Immediately following the completion of the Arrangement, the Subscription Receipts converted on a one-for-one basis into one $1,000 principal convertible debenture, each bearing interest at an annual rate of 7.00% payable in arrears in equal installments semi-annually (each, a “Convertible Debenture”). The Convertible Debentures mature two years following the completion of the Arrangement (the "Maturity Date"), and the principal amount of Convertible Debenture are convertible at the holder's option into DGTL Shares at any time prior to the Maturity Date at a conversion price of $0.30 per DGTL Share. Subject to the approval of the TSXV, in lieu of paying any interest accrued and payable in respect of the Convertible Debentures, DGTL may elect to settle such interest in DGTL Shares, provided that the deemed price at which DGTL may settle such interest may be no less than the Market Price (as defined in the policies of the TSXV) of the DGTL Shares at the time such interest becomes payable.
In addition, DGTL Holdings has issued an aggregate of 81,659 finder’s warrants to certain eligible finders, each entitling the holder thereof to purchase one DGTL Holdings Shares at a price of $0.40 for a period of 36 months.
Financial and Legal Advisors
Garfinkle Biderman LLP acted as legal counsel to DGTL Holdings. Spiegel Securities & Corporate Law and Roy O'Connor LLP acted as legal counsel to Engagement Labs, and IJW&Co. provided a fairness opinion to the board of directors of Engagement Labs.
About Engagement Labs
Engagement Labs (TSXV: EL) is an industry-leading data and analytics firm that provides social intelligence for Fortune 500 brands and companies.
Engagement Labs’ TotalSocial® platform focuses on the entire social ecosystem by combining powerful online (social media) and offline (word of mouth) data with predictive analytics. Engagement Labs has a proprietary ten-year database of unique brand, industry and competitive intelligence, matched with its cutting-edge predictive analytics that use machine learning and artificial intelligence to reveal the social metrics that increase marketing ROI and top line revenue for its diverse group of clients.
To learn more visit www.engagementlabs.com.
About DGTL Holdings
DGTL Holdings Inc. acquires and accelerates transformative digital media, marketing and advertising software technologies, powered by Artificial Intelligence (AI).

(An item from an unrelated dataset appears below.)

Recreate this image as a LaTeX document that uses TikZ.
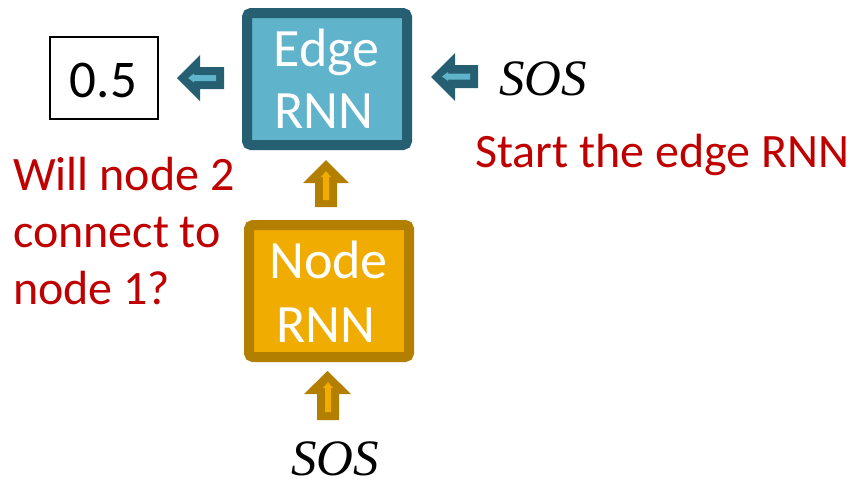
\documentclass[tikz,border=0pt]{standalone}
\usepackage{fontspec}
\setmainfont{Carlito}
\newfontfamily\serifit{Liberation Serif}
\definecolor{edgedark}{HTML}{255F71}
\definecolor{edgelight}{HTML}{5FB3CB}
\definecolor{nodedark}{HTML}{B27F00}
\definecolor{nodelight}{HTML}{F0AC00}
\definecolor{redtxt}{HTML}{C00000}
\tikzset{
  rnnbox/.style={line width=10pt, rounded corners=4pt},
  bigtxt/.style={font=\fontsize{54}{62}\selectfont, text=white, inner sep=0pt},
  redlabel/.style={font=\fontsize{48}{57}\selectfont, text=redtxt, inner sep=0pt},
  sostxt/.style={font=\serifit\itshape\fontsize{51}{60}\selectfont, inner sep=0pt},
}
\begin{document}
\begin{tikzpicture}[x=1pt,y=-1pt]
\useasboundingbox (0,0) rectangle (853,488);
% boxes
\draw[rnnbox, draw=edgedark, fill=edgelight] (247,13) rectangle (407,145);
\coordinate (edge) at (327,79);
\draw[rnnbox, draw=nodedark, fill=nodelight] (249,225) rectangle (409,357);
\coordinate (noderrn) at (329,291);
\node[bigtxt, anchor=base] (edgeA) at (326.5,66) {Edge};
\node[bigtxt, anchor=base] (edgeB) at (324,128) {RNN};
\node[bigtxt, anchor=base] (nodeA) at (328.5,278) {Node};
\node[bigtxt, anchor=base] (nodeB) at (326,342) {RNN};
% output box
\draw[line width=2pt] (50,37) rectangle (158,119);
\node[font=\fontsize{53}{60}\selectfont, anchor=base, inner sep=0pt] (out) at (103.5,97) {0.5};
% up arrow between boxes
\fill[nodedark] (326,160) -- (349,183) -- (337,183) -- (337,207) -- (315,207) -- (315,183) -- (303,183) -- cycle;
\fill[nodelight] (326,171) -- (331,177) -- (329,177) -- (329,200) -- (323,200) -- (323,177) -- (321,177) -- cycle;
% up arrow below node box
\fill[nodedark] (327.5,371) -- (351,394) -- (339,394) -- (339,420) -- (317,420) -- (317,394) -- (304,394) -- cycle;
\fill[nodelight] (328,382) -- (333,388) -- (331,388) -- (331,412) -- (325,412) -- (325,388) -- (323,388) -- cycle;
% left arrow
\fill[edgedark] (177,78) -- (200,55) -- (200,67) -- (224,67) -- (224,89) -- (200,89) -- (200,101) -- cycle;
\fill[edgelight] (188,78) -- (194,73.5) -- (194,75) -- (216,75) -- (216,81) -- (194,81) -- (194,82.5) -- cycle;
% right arrow
\fill[edgedark] (431,77) -- (455,53) -- (455,65) -- (478,65) -- (478,88) -- (455,88) -- (455,101) -- cycle;
\fill[edgelight] (442,76.5) -- (448,72) -- (448,73.5) -- (470,73.5) -- (470,79.5) -- (448,79.5) -- (448,81) -- cycle;
% SOS labels
\node[sostxt, anchor=base west] (sosR) at (499,95) {SOS};
\node[sostxt, anchor=base west] (sosB) at (291,475) {SOS};
% red labels
\node[redlabel, anchor=base west] (start) at (475,167) {Start the edge RNN};
\node[redlabel, anchor=base west] (q1) at (13,190) {Will node 2};
\node[redlabel, anchor=base west] (q2) at (13,247) {connect to};
\node[redlabel, anchor=base west] (q3) at (13,304) {node 1?};
\end{tikzpicture}
\end{document}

DGTL (i.e. Digital Growth Technologies and Licensing) specializes in accelerating commercialized enterprise level SaaS (software-as-a-service) companies in the sectors of content, analytics and distribution, via a blend of unique capitalization structures. DGTL Holdings Inc. is traded on the Toronto Venture Exchange as “DGTL”, the OTCQB exchange as “DGTHF”, and the Frankfurt Stock Exchange as “A2QB0L”. For more information, visit: www.dgtlinc.com.
As a wholly owned subsidiary of DGTL Holdings Inc., Hashoff is an enterprise level self-service CaaS (content-as-a-service) built on proprietary Artificial Intelligence and Machine Learning (AI-ML) technology. Hashoff’s AI-ML platform functions as a full-service content management system, designed to empower global brands by identifying, optimizing, engaging, managing, and tracking top-ranked digital content publishers for localized brand marketing campaigns. Hashoff is fully commercialized and currently serves numerous global brands by providing direct access to the global gig-economy of over 150 million freelance content creators.

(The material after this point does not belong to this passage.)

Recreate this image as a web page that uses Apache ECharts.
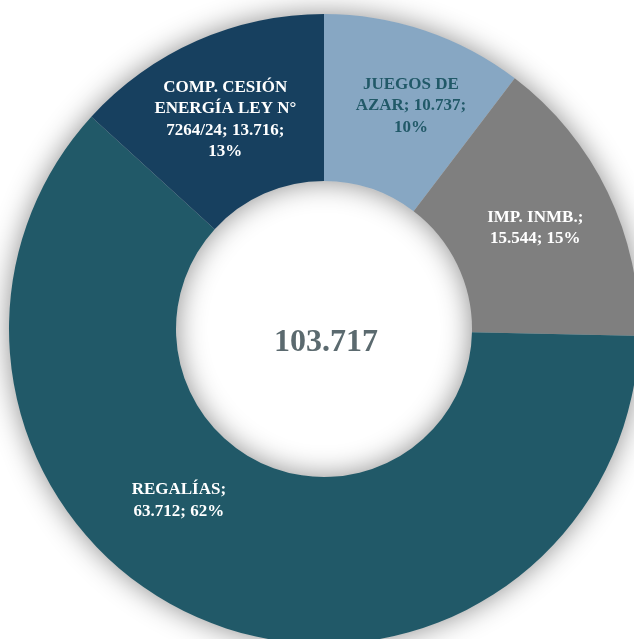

Hashoff’s customer portfolio includes global brands in a range of key growth categories, including Anheuser Busch-InBev, Nestle, Post Holdings, Danone and Keurig-Dr. Pepper, Dunkin Brands, The Container Store, TJ Maxx, Ulta Beauty and Pizza Hut Live Nation, The CW, Scribd, Syneos Health and Novartis, etc. Learn more by visiting: https://dgtlinc.com/technology.

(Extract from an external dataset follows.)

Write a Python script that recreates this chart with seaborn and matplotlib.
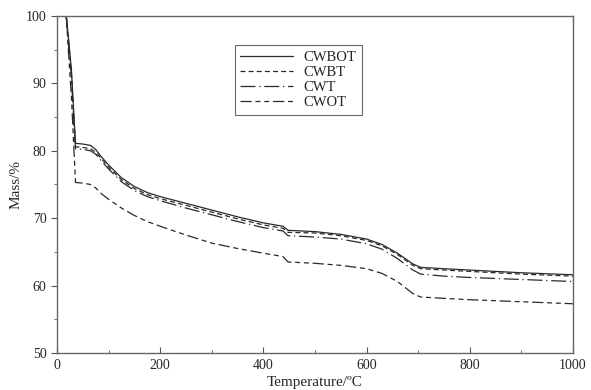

Neither the TSX Venture Exchange nor its Regulation Services Provider (as that term is defined in policies of the TSX Venture Exchange) accepts responsibility for the adequacy or accuracy of this release.
DGTL Holdings Inc.
John Belfontaine, Director
Phone: +1 (877) 879-3485
Cautionary Statements Regarding Forward Looking Information
Certain statements in this press release are “forward-looking statements” within the meaning of NI 51-102. Forward-looking statements include all passages containing words such as “will,” “aims,” “anticipates,” “becoming,” “believes,” “continue,” “estimates,” “expects,” “future,” “intends,” “plans,” “predicts,” “projects,” “targets,” or “upcoming.” Forward-looking statements also include any other passages that are primarily relevant to expected future events or that can only be evaluated by events that will occur in the future. Forward-looking statements are based on the opinions and estimates of management at the time the statements are made and are subject to certain risks and uncertainties that could cause actual results to differ materially from those anticipated or implied in the forward-looking statements. These forward-looking statements in this press release may include, without limitation, the de-listing of the Engagement Labs Shares from the TSXV, the issuance of DGTL Holdings Shares to former shareholders of Engagement Labs and the potential settlement of interest accrued and payable in respect of the Convertible Debentures through the issuance of DGTL Holdings Shares and the effects on the liquidity of DGTL Holdings Shares, and the conversion of the Convertible Debentures. The risks and uncertainties that could cause actual results to differ materially from those anticipated or implied in the forward-looking statements include, without limitation, potential litigation involving DGTL Holdings, global economic conditions, geopolitical events and regulatory changes, and access to additional financing. The foregoing list of factors is not exclusive. More information about factors that potentially could affect the DGTL Holding’s operations or financial results is included in DGTL Holding’s consolidated financial statements for the year ended May 31, 2021 and in the other reports filed on SEDAR since that date. Readers are cautioned not to place undue reliance upon these forward-looking statements that speak only as to the date of this press release. Except as required by law, DGTL Holdings undertakes no obligation to update any forward-looking or other statements in this press release, whether as a result of new information, future events or otherwise.
Neither the TSXV nor its Regulation Services Provider accepts responsibility for the adequacy or accuracy of this release.